Princess Irene wears the Bourbon-Parma Tiara on her wedding day |
Princess Irene of the Netherlands celebrates her birthday today, and to mark the occasion, we’re looking at the diamond tiara she wore on her wedding day — at one of the most controversial royal weddings of the twentieth century.
The diamond tiara that Irene wore to marry Prince Carlos Hugo of Bourbon-Parma had been in the family for several generations, and some of the diamonds themselves dated back to the early nineteenth century. Five of the gems set in the tiara allegedly came from a diamond tiara owned by the Duchess of Angouleme, the daughter of Louis XVI and Marie Antoinette. The monarchy in France was restored and abolished several times during her lifetime, and in one of those transitional periods, she was Queen of France for approximately twenty minutes.
Robert’s second wife, Maria Antonia, wears the tiara |
The Duchess didn’t have any children. When she died in 1851, she left the diamond tiara (and the rest of her property) to her nephew-by-marriage, Prince Henri, Count of Chambord. He also had no children, but he had several nieces and nephews, the children of his sister, Princess Louise, Duchess of Parma. To provide wedding presents for each of them, he had the Duchess of Angouleme’s diamond tiara dismantled, presenting several of the best stones to each newlywed. His nephew, Robert, married twice, and each time, Henri offered his nephew’s bride five diamonds sourced from the Angouleme tiara.
Maria Antonia wears the Bourbon-Parma Tiara (Wikimedia Commons) |
Robert became Duke of Parma in 1854. He had twenty-four children, twelve by each of his wives, so you can imagine how many royals today can claim him as an ancestor. (Notable descendants include Empress Zita of Austria-Hungary, Grand Duke Jean of Luxembourg, King Simeon of Bulgaria, and Queen Anne of Romania.) At some point, perhaps around the time of his second marriage in 1884, the diamonds from the Angouleme tiara were incorporated in a new diadem. Above, you can see Robert’s second wife, Infanta Maria Antonia of Portugal, wearing the new diamond tiara, which featured a distinctive row of upright diamonds. The central stone of the tiara could be swapped out and replaced with a ruby.

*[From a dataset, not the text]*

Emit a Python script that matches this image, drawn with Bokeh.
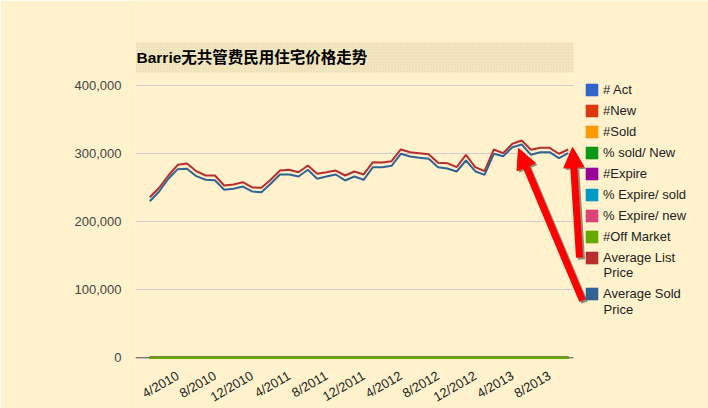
import math
from bokeh.plotting import figure
from bokeh.models import (Range1d, FixedTicker, NumeralTickFormatter, Span, Label, LabelSet,
                          ColumnDataSource, Legend, LegendItem, BoxAnnotation, Arrow, NormalHead)
from bokeh.core.properties import value
from bokeh.embed import file_html
from bokeh.resources import INLINE

# ---------------- data ----------------
months = [
    "1/2010", "2/2010", "3/2010", "4/2010", "5/2010", "6/2010", "7/2010", "8/2010", "9/2010", "10/2010", "11/2010", "12/2010",
    "1/2011", "2/2011", "3/2011", "4/2011", "5/2011", "6/2011", "7/2011", "8/2011", "9/2011", "10/2011", "11/2011", "12/2011",
    "1/2012", "2/2012", "3/2012", "4/2012", "5/2012", "6/2012", "7/2012", "8/2012", "9/2012", "10/2012", "11/2012", "12/2012",
    "1/2013", "2/2013", "3/2013", "4/2013", "5/2013", "6/2013", "7/2013", "8/2013", "9/2013", "10/2013",
]

avg_list_price = [
    235900, 249700, 267800, 283500, 285400, 274100, 267800, 267800, 253100, 254600,
    258000, 250200, 249700, 261500, 275100, 276200, 272600, 282500, 270300, 272600,
    275100, 267800, 273700, 269300, 287300, 286900, 288800, 306000, 302000, 300600,
    299100, 286500, 285900, 280000, 298200, 280000, 274100, 306000, 300600, 314400,
    319200, 305600, 308500, 308500, 299700, 306000,
]

avg_sold_price = [
    230000, 244300, 263000, 277100, 277600, 266800, 261500, 260900, 246800, 248300,
    251600, 244300, 243300, 255600, 269300, 269300, 266300, 276200, 263000, 266300,
    269300, 260500, 266300, 261500, 280000, 280000, 282000, 299700, 295700, 293800,
    292300, 280000, 278100, 273700, 289800, 274100, 268800, 299700, 296200, 309400,
    313300, 298200, 302000, 302000, 293200, 300600,
]

# count / percentage series: all read as 0 on this price scale
near_zero = [
    0, 0, 0, 0, 0, 0, 0, 0, 0, 0, 0, 0, 0, 0, 0, 0, 0, 0, 0, 0, 0, 0, 0,
    0, 0, 0, 0, 0, 0, 0, 0, 0, 0, 0, 0, 0, 0, 0, 0, 0, 0, 0, 0, 0, 0, 0,
]

series_names = ["# Act", "#New", "#Sold", "% sold/ New", "#Expire", "% Expire/ sold",
                "% Expire/ new", "#Off Market", "Average List", "Average Sold"]
series_colors = ["#3366cc", "#dc3912", "#ff9900", "#109618", "#990099", "#0099c6",
                 "#dd4477", "#66aa00", "#b82e2e", "#316395"]

y_ticks = [0, 100000, 200000, 300000, 400000]
x_tick_labels = months[3::4]
title_text = "Barrie无共管费民用住宅价格走势"

BG = "#fff2cc"
FONT = "'Liberation Sans', Arial, 'Noto Sans CJK SC'"

# plot-area extent (in index units) of the original chart area
X_LEFT, X_RIGHT = -1.54, 45.57

# ---------------- figure ----------------
p = figure(width=708, height=408, output_backend="svg", toolbar_location=None,
           x_range=Range1d(X_LEFT, 60.09), y_range=Range1d(-74477, 524863),
           min_border_left=135, min_border_right=0, min_border_top=0, min_border_bottom=0,
           background_fill_color=BG, border_fill_color=BG, outline_line_color=None)
p.title.visible = False
p.xaxis.visible = False
p.xgrid.visible = False

p.yaxis.ticker = FixedTicker(ticks=y_ticks)
p.yaxis.formatter = NumeralTickFormatter(format="0,0")
p.yaxis.axis_line_color = None
p.yaxis.major_tick_line_color = None
p.yaxis.minor_tick_line_color = None
p.yaxis.major_tick_out = 0
p.yaxis.major_tick_in = 0
p.yaxis.major_label_standoff = 14
p.yaxis.major_label_text_font = FONT
p.yaxis.major_label_text_font_size = "13px"
p.yaxis.major_label_text_color = "#444444"
p.ygrid.grid_line_color = "#cccccc"
p.ygrid.grid_line_width = 1

# baseline at zero
p.add_layout(Span(location=0, dimension="width", line_color="#555555", line_width=1, level="underlay"))
# mask the grid to the right of the chart area
p.add_layout(BoxAnnotation(left=X_RIGHT, fill_color=BG, fill_alpha=1, line_color=None, level="underlay"))

# title box
p.add_layout(BoxAnnotation(left=0, right=438, top=366, bottom=336,
                           left_units="screen", right_units="screen",
                           top_units="screen", bottom_units="screen",
                           fill_color="#f6eac4", fill_alpha=1, line_color=None,
                           hatch_pattern="x", hatch_scale=3, hatch_color="#e6d9b2",
                           hatch_weight=0.6, level="underlay"))
p.add_layout(Label(x=1, y=351, x_units="screen", y_units="screen", text=title_text,
                   text_font=FONT, text_font_size="15.5px", text_font_style="bold",
                   text_color="#000000", text_baseline="middle", text_align="left"))

src = ColumnDataSource(dict(x=list(range(len(months))), lst=avg_list_price,
                            sold=avg_sold_price, zero=near_zero))

# zero-level series
for c in series_colors[:8]:
    p.line("x", "zero", source=src, line_color=c, line_width=2.5)

p.line("x", "lst", source=src, line_color=series_colors[8], line_width=2)
p.line("x", "sold", source=src, line_color=series_colors[9], line_width=2)

# x tick labels (slanted)
xsrc = ColumnDataSource(dict(x=[months.index(m) for m in x_tick_labels], text=x_tick_labels))
p.add_layout(LabelSet(x="x", y=34, y_units="screen", text="text", source=xsrc,
                      angle=math.pi / 6, text_align="right", text_baseline="middle",
                      text_font=value("Liberation Sans"), text_font_size="13px",
                      text_color="#222222"))

# legend (square swatches)
nan = float("nan")
swatches = []
for c in series_colors:
    swatches.append(p.quad(left=[nan], right=[nan], top=[nan], bottom=[nan],
                           fill_color=c, line_color=c, line_alpha=0.6))

leg_kw = dict(padding=0, margin=0, border_line_color=None, background_fill_alpha=0,
              label_text_font=FONT, label_text_font_size="13px", label_text_color="#222222",
              glyph_width=15, glyph_height=15, label_standoff=4, spacing=1, label_height=20)
legend1 = Legend(items=[LegendItem(label=n, renderers=[r]) for n, r in zip(series_names[:9], swatches[:9])],
                 location=(449, 141), **leg_kw)
legend2 = Legend(items=[LegendItem(label=series_names[9], renderers=[swatches[9]])],
                 location=(449, 105), **leg_kw)
p.add_layout(legend1)
p.add_layout(legend2)
for yy in (136, 99):
    p.add_layout(Label(x=468, y=yy, x_units="screen", y_units="screen", text="Price",
                       text_font=FONT, text_font_size="13px", text_color="#222222",
                       text_baseline="middle"))

# red annotation arrows (with shadow)
arrows = [((447, 108), (383, 260)), ((444, 151), (437, 261))]
for (x0, y0), (x1, y1) in arrows:
    p.add_layout(Arrow(x_start=x0 + 2, y_start=y0 - 2, x_end=x1 + 2, y_end=y1 - 2,
                       start_units="screen", end_units="screen",
                       line_color="#333333", line_alpha=0.55, line_width=7,
                       end=NormalHead(size=20, fill_color="#333333", fill_alpha=0.55, line_color=None)))
for (x0, y0), (x1, y1) in arrows:
    p.add_layout(Arrow(x_start=x0, y_start=y0, x_end=x1, y_end=y1,
                       start_units="screen", end_units="screen",
                       line_color="#ff0000", line_width=7,
                       end=NormalHead(size=20, fill_color="#ff0000", line_color="#ff0000")))

open("out.html", "w").write(file_html(p, INLINE))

Irene and Carlos Hugo’s wedding in Rome, 1964 (Wikimedia Commons) |
In 1964, the tiara played a visible role in a royal wedding that nearly caused a constitutional crisis. Prince Carlos Hugo, grandson of Robert, Duke of Parma, became engaged to Princess Irene, the second daughter of Queen Juliana of the Netherlands. This was a problem for an incredibly complex set of reasons. Carlos Hugo’s father was the Carlist claimant to the throne of Spain, which was governed at the time by General Franco. He was also a Catholic. Irene secretly converted to Catholicism after they met, and the news was met with outrage among Protestants in the Netherlands when it became public. The government refused to sanction Irene’s marriage, and her parents tried to stop her wedding.
It didn’t work. Wearing the Bourbon-Parma Tiara, Irene married Carlos Hugo in Rome in 1964, without a single member of the Dutch royal family in attendance. (Instead, they watched the ceremony on television from the Netherlands.) Irene lost her place in the Dutch line of succession, and she was compelled to live outside of her home country. As you can see in the image above, crowds gathered outside the basilica during the wedding, jostling the newlywed couple as they left following the ceremony.
Irene wore the tiara throughout her marriage, which ended in divorce in 1981. The tiara stayed with the Bourbon-Parmas after Irene left the family, but it too ended up disappearing. In the mid-1990s, the tiara was entrusted to a French lawyer by Princess Cecilia Maria, one of Carlos Hugo’s sisters, during inheritance negotiations. When she went to retrieve the tiara, it was apparently nowhere to be found. A French court reportedly later awarded the family a settlement of around three million pounds to compensate for the lost tiara, which has not been seen since.